The pipeline consists of the following components:

- **Config Populator**: Takes a template config and creates a frozen workflow config that dictates all inputs/outputs and business parameters that is read and used by each subsequent component.
    - input: template_config.yaml
    - output: frozen_gbml_config.yaml
&nbsp;

&nbsp;


- **Data Preprocesser**: Transforms necessary node and edge feature assets as needed as a precursor step in most ML tasks according to user provided data preprocessor config class
    - input: frozen_gbml_config.yaml which includes user-defined preprocessor class for custom logic and custom arguments can be passed under dataPreprocessorArgs
    - output: PreprocessedMetadata Proto which includes inferred GraphMetadata and preproccessed graph data Tfrecords after applying user defined preprocessing function
&nbsp;

&nbsp;


- **Subgraph Sampler**: Samples k-hop subgraphs for each node according to user provided arguments
    - input: frozen_gbml_config.yaml, resource_config.yaml
    - output: Subgraph Samples (tfrecord format based on predefined schema in protos) are stored in the uri defined in flattenedGraphMetadata field. 
&nbsp;

&nbsp;


- **Split Generator**: Splits subgraph sampler outputs into train/test/val sets according to user provided split strategy class.
    - input: frozen_gbml_config.yaml which includes instance of SplitStrategy and an instance of Assigner
    - output: TFRecord samples
&nbsp;

&nbsp;


- **Trainer**: The trainer component reads the output of split generator and trains a model on the training set, stops based on validation set, and evaluates on the test set
    - input: frozen_gbml_config.yaml
    - output: state_dict stored in trainedModelUri
&nbsp;

&nbsp;


- **Inferencer**: Runs inference of a trained model on samples generated by Subgraph Sampler. 
    - input: frozen_gbml_config.yaml
    - output: Embeddings and/or prediction assets
&nbsp;

&nbsp;


Note: You can run this visualization with your own custom graph by modifying [this config](./graph_config.yaml).

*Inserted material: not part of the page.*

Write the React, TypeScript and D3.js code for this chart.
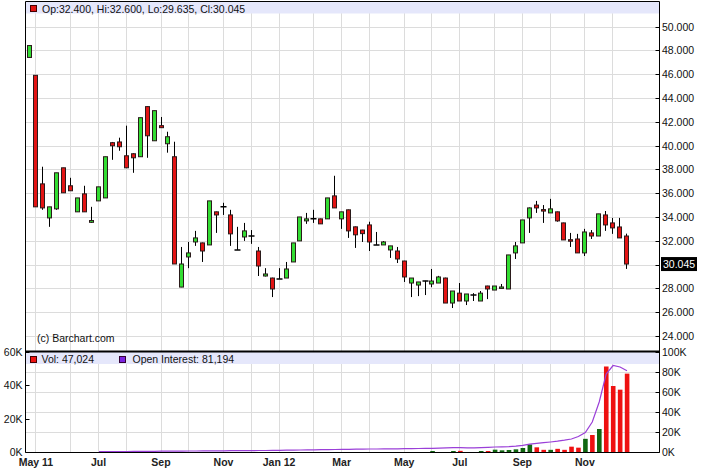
import React from "react";
import * as d3 from "d3";

// weekly bars, first bar is the week of Apr 25 2011
const firstWeek = new Date(2011, 3, 25);

const opens = [
  47.4, 45.9, 36.78, 33.92, 34.68, 38.13, 36.62, 34.43, 35.94, 33.55,
  35.35, 35.6, 40.24, 40.3, 39.14, 39.31, 39.06, 43.27, 40.4, 41.67,
  40.15, 39.06, 28.11, 30.64, 31.9, 31.82, 31.65, 34.43, 34.85, 34.17,
  31.23, 32.32, 32.4, 31.14, 29.04, 28.87, 28.79, 28.87, 30.22, 31.99,
  33.67, 33.84, 33.84, 33.84, 35.77, 33.84, 34.6, 33.17, 32.9, 33.33,
  31.65, 31.65, 31.23, 31.14, 30.3, 28.45, 28.28, 28.62, 28.37, 28.45,
  28.87, 26.77, 27.6, 26.94, 27.44, 26.94, 28.2, 27.86, 28.1, 27.95,
  30.98, 31.82, 33.92, 35.0, 34.62, 34.34, 34.43, 33.5, 32.09, 32.15,
  30.98, 32.66, 32.4, 34.17, 33.5, 33.16, 32.4,
];
const highs = [
  48.4, 45.9, 38.22, 34.85, 37.71, 38.13, 37.29, 35.6, 36.62, 34.85,
  36.53, 39.06, 40.3, 40.66, 41.67, 39.35, 42.34, 43.3, 42.93, 42.4,
  41.16, 40.32, 31.48, 31.9, 32.83, 31.85, 35.35, 34.45, 35.19, 34.6,
  33.17, 33.5, 32.9, 31.48, 29.7, 28.9, 29.7, 30.22, 31.82, 34.0,
  34.34, 34.6, 33.86, 35.6, 37.46, 34.43, 34.62, 33.2, 32.92, 33.6,
  32.74, 31.98, 31.57, 31.48, 30.32, 28.87, 28.54, 28.64, 29.63, 29.05,
  28.9, 27.78, 28.45, 27.53, 27.6, 27.78, 28.22, 28.2, 28.37, 30.81,
  31.9, 33.75, 34.8, 35.35, 35.0, 35.52, 34.45, 33.52, 32.66, 32.58,
  33.0, 32.9, 34.26, 34.5, 33.92, 33.92, 32.6,
];
const lows = [
  47.4, 34.85, 34.6, 33.17, 34.6, 36.03, 36.2, 34.43, 34.43, 33.5,
  35.35, 35.6, 38.8, 39.56, 38.1, 37.71, 39.06, 38.97, 40.4, 41.5,
  39.4, 30.05, 28.1, 29.7, 31.57, 30.22, 31.65, 32.66, 34.17, 31.57,
  31.23, 31.99, 31.74, 29.04, 29.0, 27.27, 28.79, 28.87, 30.22, 31.99,
  33.42, 33.5, 33.42, 33.84, 34.76, 33.0, 32.24, 31.4, 31.9, 31.14,
  31.65, 31.65, 30.56, 30.13, 28.54, 27.27, 27.35, 27.44, 28.1, 28.45,
  26.77, 26.35, 26.94, 26.6, 26.94, 26.94, 27.1, 27.86, 27.95, 27.95,
  30.47, 31.82, 32.66, 34.34, 33.5, 34.34, 33.6, 32.07, 31.48, 30.98,
  30.72, 32.15, 32.4, 32.83, 32.58, 32.24, 29.635,
];
const closes = [
  48.4, 34.85, 34.76, 34.85, 37.71, 36.03, 36.2, 35.6, 34.43, 33.7,
  36.53, 39.06, 39.98, 39.9, 38.13, 38.97, 42.34, 40.82, 42.93, 41.5,
  40.74, 30.05, 30.05, 30.98, 32.24, 31.14, 35.35, 34.17, 34.85, 32.58,
  31.23, 32.83, 32.4, 29.88, 29.21, 27.95, 28.79, 29.63, 31.82, 34.0,
  33.84, 33.84, 33.42, 35.6, 34.76, 34.43, 32.83, 32.5, 32.6, 31.9,
  31.65, 31.9, 31.57, 30.47, 28.96, 28.87, 28.54, 28.62, 28.62, 28.96,
  26.77, 27.78, 26.94, 27.53, 27.44, 27.6, 27.95, 28.2, 28.12, 30.81,
  31.57, 33.75, 34.76, 34.76, 34.6, 34.68, 33.67, 32.07, 32.07, 30.98,
  32.74, 32.4, 34.26, 33.33, 33.08, 32.24, 30.045,
];

const volumes = [
  0, 0, 0, 0, 0, 0, 0, 0, 0, 0,
  0, 0, 0, 0, 0, 0, 0, 0, 0, 0,
  0, 0, 0, 0, 0, 0, 0, 0, 0, 0,
  0, 0, 0, 0, 0, 0, 0, 0, 0, 0,
  0, 0, 0, 0, 0, 0, 0, 0, 0, 0,
  0, 0, 0, 0, 0, 0, 0, 0, 600, 0,
  0, 600, 700, 0, 0, 600, 600, 1400, 1000, 1200,
  1600, 2400, 4500, 2800, 1300, 1300, 1900, 1300, 3200, 2600,
  7900, 10200, 13800, 51300, 39600, 37400, 47024,
];

const openInterest = [
  null, null, null, null, null, null, null, null, null, null,
  300, 350, 400, 450, 500, 600, 600, 700, 700, 800,
  800, 900, 900, 1000, 1000, 1100, 1100, 1200, 1200, 1300,
  1300, 1400, 1400, 1500, 1500, 1600, 1700, 1800, 1900, 2000,
  2100, 2200, 2300, 2400, 2500, 2600, 2700, 2800, 2900, 3000,
  3000, 3100, 3100, 3200, 3300, 3400, 3500, 3600, 3700, 3900,
  4100, 4300, 4300, 4200, 4200, 4400, 4700, 5000, 5200, 5400,
  5800, 6600, 7800, 8600, 9300, 10000, 10800, 11800, 13000, 15500,
  19500, 30000, 50000, 78000, 86500, 85000, 81194,
];

const priceTicks = [24, 26, 28, 30, 32, 34, 36, 38, 40, 42, 44, 46, 48, 50];
const volTicksLeft = [0, 20000, 40000, 60000];
const volTicksRight = [0, 20000, 40000, 60000, 80000, 100000];
const xTickLabels = ["May 11", "Jul", "Sep", "Nov", "Jan 12", "Mar", "May", "Jul", "Sep", "Nov"];

const FONT = "'Liberation Sans', Arial, sans-serif";
const BAND = "#e5e7fb";
const GRID = "#dcdcdc";
const UP = "#33dd33";
const DOWN = "#e31414";
const VOL_UP = "#116611";
const VOL_DOWN = "#ee1111";
const OI_COLOR = "#9a3fd8";

const left = 25.5;
const right = 659.5;
const top = 1.5;
const mainBottom = 351.5;
const volBottom = 452.5;

export default function App() {
  const dates = opens.map((_, i) => d3.timeDay.offset(firstWeek, i * 7));
  const x = d3
    .scaleTime()
    .domain([dates[0], dates[dates.length - 1]])
    .range([28.5, 626]);
  const y = d3.scaleLinear().domain([24, 50]).range([336, 26.5]);
  const yVol = d3.scaleLinear().domain([0, 60000]).range([452, 352]);
  const yOI = d3.scaleLinear().domain([0, 100000]).range([452, 352]);

  // first bar of each month -> vertical grid line
  const monthStarts = dates
    .map((d, i) => i)
    .filter((i) => i > 0 && dates[i].getMonth() !== dates[i - 1].getMonth());
  const labelled = monthStarts.filter((i) => dates[i].getMonth() % 2 === 0);

  const fmtPrice = d3.format(".3f");
  const fmtK = (v: number) => `${v / 1000}K`;

  const oiLine = d3
    .line<number | null>()
    .defined((d) => d !== null)
    .x((_, i) => x(dates[i]) + 1)
    .y((d) => yOI(d as number));

  const lastClose = closes[closes.length - 1];

  return (
    <svg
      width={706}
      height={475}
      style={{ position: "absolute", left: 0, top: 0, background: "#fff" }}
      fontFamily={FONT}
    >
      <defs>
        <clipPath id="mainClip">
          <rect x={left} y={top} width={right - left} height={mainBottom - top} />
        </clipPath>
      </defs>

      {/* grid */}
      {priceTicks.map((t) => (
        <line key={"pg" + t} x1={left} x2={right} y1={Math.round(y(t)) + 0.5} y2={Math.round(y(t)) + 0.5} stroke={GRID} />
      ))}
      {volTicksRight.slice(1, -1).map((t) => (
        <line key={"vg" + t} x1={left} x2={right} y1={Math.round(yOI(t)) + 0.5} y2={Math.round(yOI(t)) + 0.5} stroke={GRID} />
      ))}
      {monthStarts.map((i) => {
        const gx = Math.round(x(dates[i])) + 0.5;
        return (
          <g key={"mg" + i}>
            <line x1={gx} x2={gx} y1={top} y2={mainBottom} stroke={GRID} />
            <line x1={gx} x2={gx} y1={mainBottom} y2={volBottom} stroke={GRID} />
          </g>
        );
      })}

      {/* legend bands */}
      <rect x={left} y={top} width={right - left} height={12} fill={BAND} />
      <rect x={left} y={mainBottom} width={right - left} height={12.5} fill={BAND} />

      {/* candles */}
      <g clipPath="url(#mainClip)">
        {opens.map((o, i) => {
          const c = closes[i];
          const cx = Math.round(x(dates[i]));
          const yt = y(Math.max(o, c));
          const yb = y(Math.min(o, c));
          const doji = Math.abs(o - c) < 0.005;
          return (
            <g key={"c" + i}>
              <line x1={cx + 0.5} x2={cx + 0.5} y1={y(highs[i])} y2={y(lows[i])} stroke="#000" strokeWidth={1} />
              {doji ? (
                <line x1={cx - 2.5} x2={cx + 3.5} y1={yt} y2={yt} stroke="#000" strokeWidth={1.5} />
              ) : (
                <rect
                  x={cx - 1.5}
                  y={yt}
                  width={4}
                  height={Math.max(1.5, yb - yt)}
                  fill={c > o ? UP : DOWN}
                  stroke="#2a1a1a"
                  strokeWidth={1}
                />
              )}
            </g>
          );
        })}
      </g>

      {/* volume bars */}
      {volumes.map((v, i) =>
        v > 0 ? (
          <rect
            key={"v" + i}
            x={x(dates[i]) - 1.2}
            y={yVol(v)}
            width={4.6}
            height={yVol(0) - yVol(v)}
            fill={closes[i] >= opens[i] ? VOL_UP : VOL_DOWN}
          />
        ) : null
      )}

      {/* open interest */}
      <path d={oiLine(openInterest) || ""} fill="none" stroke={OI_COLOR} strokeWidth={1.2} />

      {/* frame */}
      <line x1={left} x2={right} y1={top} y2={top} stroke="#000" />
      <line x1={left} x2={left} y1={top} y2={volBottom} stroke="#000" />
      <line x1={right} x2={right} y1={top} y2={volBottom} stroke="#000" />
      <line x1={left} x2={right} y1={mainBottom} y2={mainBottom} stroke="#000" strokeWidth={2} />
      <line x1={left} x2={right} y1={volBottom} y2={volBottom} stroke="#000" />

      {/* price axis */}
      {priceTicks.map((t) => (
        <g key={"pt" + t}>
          <line x1={right - 4} x2={right} y1={Math.round(y(t)) + 0.5} y2={Math.round(y(t)) + 0.5} stroke="#000" />
          <text x={662} y={y(t) + 4} fontSize={10.5} fill="#111">
            {fmtPrice(t)}
          </text>
        </g>
      ))}
      <rect x={661} y={y(lastClose) - 7} width={36} height={14} fill="#000" />
      <text x={663} y={y(lastClose) + 4} fontSize={10.5} fill="#fff">
        {fmtPrice(lastClose)}
      </text>

      {/* volume axes */}
      {volTicksLeft.map((t) => (
        <g key={"vl" + t}>
          <line x1={left} x2={left + 4} y1={Math.round(yVol(t)) + 0.5} y2={Math.round(yVol(t)) + 0.5} stroke="#000" />
          <text x={22.5} y={yVol(t) + 4} fontSize={10.5} fill="#111" textAnchor="end">
            {fmtK(t)}
          </text>
        </g>
      ))}
      {volTicksRight.map((t) => (
        <g key={"vr" + t}>
          <line x1={right - 4} x2={right} y1={Math.round(yOI(t)) + 0.5} y2={Math.round(yOI(t)) + 0.5} stroke="#000" />
          <text x={662} y={yOI(t) + 4} fontSize={10.5} fill="#111">
            {fmtK(t)}
          </text>
        </g>
      ))}

      {/* x axis labels */}
      {labelled.map((i, k) => (
        <text key={"xl" + i} x={x(dates[i]) + 0.5} y={466} fontSize={10.5} fontWeight="bold" fill="#222" textAnchor="middle">
          {xTickLabels[k]}
        </text>
      ))}

      {/* legends */}
      <rect x={30.5} y={5.5} width={6} height={6} fill={DOWN} stroke="#400" />
      <text x={42} y={12.5} fontSize={10.5} fill="#111">
        {`Op:${fmtPrice(opens[opens.length - 1])}, Hi:${fmtPrice(highs[highs.length - 1])}, Lo:${fmtPrice(lows[lows.length - 1])}, Cl:${fmtPrice(lastClose)}`}
      </text>
      <rect x={30.5} y={356.5} width={6} height={6} fill={VOL_DOWN} stroke="#400" />
      <text x={41.5} y={363} fontSize={10.5} fill="#111">
        {`Vol: ${d3.format(",")(volumes[volumes.length - 1])}`}
      </text>
      <rect x={119.5} y={356.5} width={6} height={6} fill="#7a22e0" stroke="#303" />
      <text x={132.5} y={363} fontSize={10.5} fill="#111">
        {`Open Interest: ${d3.format(",")(openInterest[openInterest.length - 1] as number)}`}
      </text>

      <text x={37} y={342} fontSize={10.5} fill="#111">
        (c) Barchart.com
      </text>
    </svg>
  );
}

The example graph configuration is outputted below.

In [None]:
import yaml

yaml_file = "./graph_config.yaml"

def visualize_yaml(file_path):
    with open(file_path, 'r') as yaml_file:
        yaml_data = yaml.safe_load(yaml_file)

    print(yaml.dump(yaml_data))

print("Graph Configuration Yaml:")
visualize_yaml(yaml_file)

### Getting Started

The first thing you will need to do is create a template config for this job. This config file contains various information that will be referenced throughout the pipeline to pass certain parameters to each component.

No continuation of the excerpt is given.